* _Problem details_
Leave out the pictures and retype only the lines from the opening line to the line that holds "top:470px; width:300px; text-align:center;", both ends included.

* _Data extract_
• • • •
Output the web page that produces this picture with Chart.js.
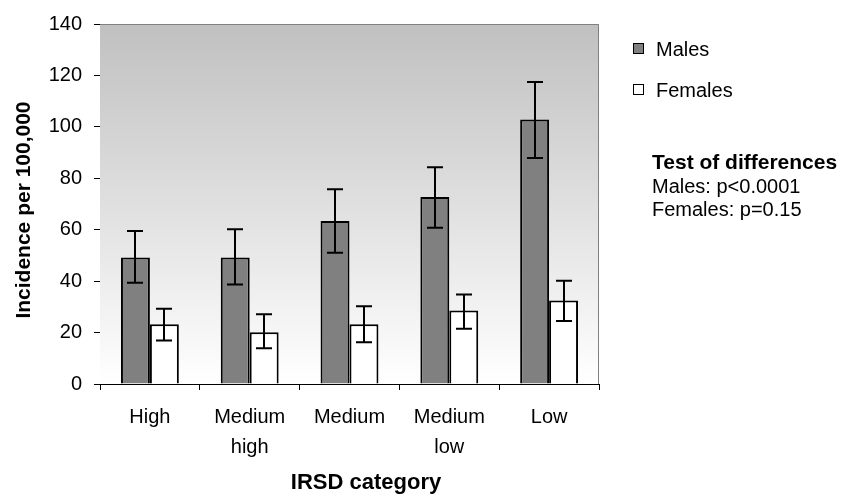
<!DOCTYPE html>
<html>
<head>
<meta charset="utf-8">
<script src="https://cdn.jsdelivr.net/npm/chart.js@4/dist/chart.umd.min.js"></script>
<style>
  body { margin: 0; background: #fff; font-family: "Liberation Sans", Arial, sans-serif; }
  #wrap { position: relative; width: 841px; height: 498px; }
  .txt { position: absolute; color: #000; white-space: nowrap; font-size: 20px; line-height: 24px; }
  .bold { font-weight: bold; font-size: 21px; }
  .sq { position: absolute; width: 9px; height: 9px; border: 1.5px solid #000; }
</style>
</head>
<body>
<div id="wrap">
  <canvas id="chart" width="841" height="498"></canvas>

  <div class="txt bold" style="left:-127px; top:198px; width:300px; text-align:center; transform:rotate(-90deg);">Incidence per 100,000</div>
  <div class="txt bold" style="left:216px; top:470px; width:300px; text-align:center; font-size:22px;">IRSD category</div>

  <div class="sq" style="left:633px; top:43px; background:#808080;"></div>
  <div class="txt" style="left:656px; top:37px;">Males</div>
  <div class="sq" style="left:633px; top:84px; background:#fff;"></div>
  <div class="txt" style="left:656px; top:78px;">Females</div>

  <div class="txt bold" style="left:652px; top:150px;">Test of differences</div>
  <div class="txt" style="left:652px; top:174px;">Males: p&lt;0.0001</div>
  <div class="txt" style="left:652px; top:197px;">Females: p=0.15</div>
</div>

<script>
// ------------------------
// Data
// ------------------------
const categories = [["High"], ["Medium", "high"], ["Medium"], ["Medium", "low"], ["Low"]];
const males = [49.2, 49.2, 63.4, 72.7, 102.9];
const malesLow = [39.4, 38.7, 51.0, 60.8, 87.9];
const malesHigh = [59.5, 60.2, 75.7, 84.3, 117.4];
const females = [23.2, 20.1, 23.2, 28.6, 32.5];
const femalesLow = [16.9, 13.9, 16.2, 21.5, 24.5];
const femalesHigh = [29.3, 27.1, 30.2, 34.8, 40.2];
const yTicks = [0, 20, 40, 60, 80, 100, 120, 140];

const errors = [
    { low: malesLow, high: malesHigh },
    { low: femalesLow, high: femalesHigh },
];

Chart.defaults.font.family = '"Liberation Sans", Arial, sans-serif';
Chart.defaults.color = "#000";

// grey-to-white plot background with thin grey frame
const plotBackground = {
    id: "plotBackground",
    beforeDatasetsDraw(chart) {
        const { ctx, chartArea: a } = chart;
        const grad = ctx.createLinearGradient(0, a.top, 0, a.bottom);
        grad.addColorStop(0, "#c0c0c0");
        grad.addColorStop(1, "#ffffff");
        ctx.save();
        ctx.fillStyle = grad;
        ctx.fillRect(a.left, a.top, a.right - a.left, a.bottom - a.top);
        ctx.strokeStyle = "#808080";
        ctx.lineWidth = 1;
        ctx.beginPath();
        ctx.moveTo(a.left, a.top + 0.5);
        ctx.lineTo(a.right - 0.5, a.top + 0.5);
        ctx.lineTo(a.right - 0.5, a.bottom);
        ctx.stroke();
        ctx.restore();
    }
};

// error bars drawn on top of each bar
const errorBars = {
    id: "errorBars",
    afterDatasetsDraw(chart) {
        const { ctx } = chart;
        const y = chart.scales.y;
        ctx.save();
        ctx.strokeStyle = "#000";
        ctx.lineWidth = 2;
        errors.forEach((err, di) => {
            const meta = chart.getDatasetMeta(di);
            meta.data.forEach((bar, i) => {
                const yl = y.getPixelForValue(err.low[i]);
                const yh = y.getPixelForValue(err.high[i]);
                const x = Math.round(bar.x);
                const cap = 8;
                ctx.beginPath();
                ctx.moveTo(x, yh);
                ctx.lineTo(x, yl);
                ctx.moveTo(x - cap, yh);
                ctx.lineTo(x + cap, yh);
                ctx.moveTo(x - cap, yl);
                ctx.lineTo(x + cap, yl);
                ctx.stroke();
            });
        });
        ctx.restore();
    }
};

new Chart(document.getElementById("chart"), {
    type: "bar",
    data: {
        labels: categories,
        datasets: [
            { label: "Males", data: males, backgroundColor: "#808080", borderColor: "#000", borderWidth: 2 },
            { label: "Females", data: females, backgroundColor: "#ffffff", borderColor: "#000", borderWidth: 2 },
        ]
    },
    options: {
        responsive: false,
        animation: false,
        layout: { padding: { top: 22, right: 242, left: 0, bottom: 0 } },
        datasets: { bar: { categoryPercentage: 0.58, barPercentage: 1.0 } },
        plugins: { legend: { display: false }, tooltip: { enabled: false } },
        scales: {
            x: {
                grid: { offset: true, drawOnChartArea: false, tickLength: 6, color: "#000" },
                border: { color: "#000", width: 1 },
                ticks: { font: { size: 20, lineHeight: 1.5 }, padding: 12, maxRotation: 0 },
                afterFit(scale) { scale.height = 114; }
            },
            y: {
                min: 0,
                max: 140,
                afterBuildTicks(scale) { scale.ticks = yTicks.map(v => ({ value: v })); },
                grid: { drawOnChartArea: false, tickLength: 6, color: "#000" },
                border: { color: "#000", width: 1 },
                ticks: { font: { size: 20 }, padding: 12 },
                afterFit(scale) { scale.width = 100; }
            }
        }
    },
    plugins: [plotBackground, errorBars]
});
</script>
</body>
</html>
• • • •
* _Exercise output_
Output the web page that produces this picture with Chart.js.
<!DOCTYPE html>
<html>
<head>
<meta charset="utf-8">
<script src="https://cdn.jsdelivr.net/npm/chart.js@4/dist/chart.umd.min.js"></script>
<style>
  body { margin: 0; background: #fff; font-family: "Liberation Sans", Arial, sans-serif; }
  #wrap { position: relative; width: 841px; height: 498px; }
  .txt { position: absolute; color: #000; white-space: nowrap; font-size: 20px; line-height: 24px; }
  .bold { font-weight: bold; font-size: 21px; }
  .sq { position: absolute; width: 9px; height: 9px; border: 1.5px solid #000; }
</style>
</head>
<body>
<div id="wrap">
  <canvas id="chart" width="841" height="498"></canvas>

  <div class="txt bold" style="left:-127px; top:198px; width:300px; text-align:center; transform:rotate(-90deg);">Incidence per 100,000</div>
  <div class="txt bold" style="left:216px; top:470px; width:300px; text-align:center; font-size:22px;">IRSD category</div>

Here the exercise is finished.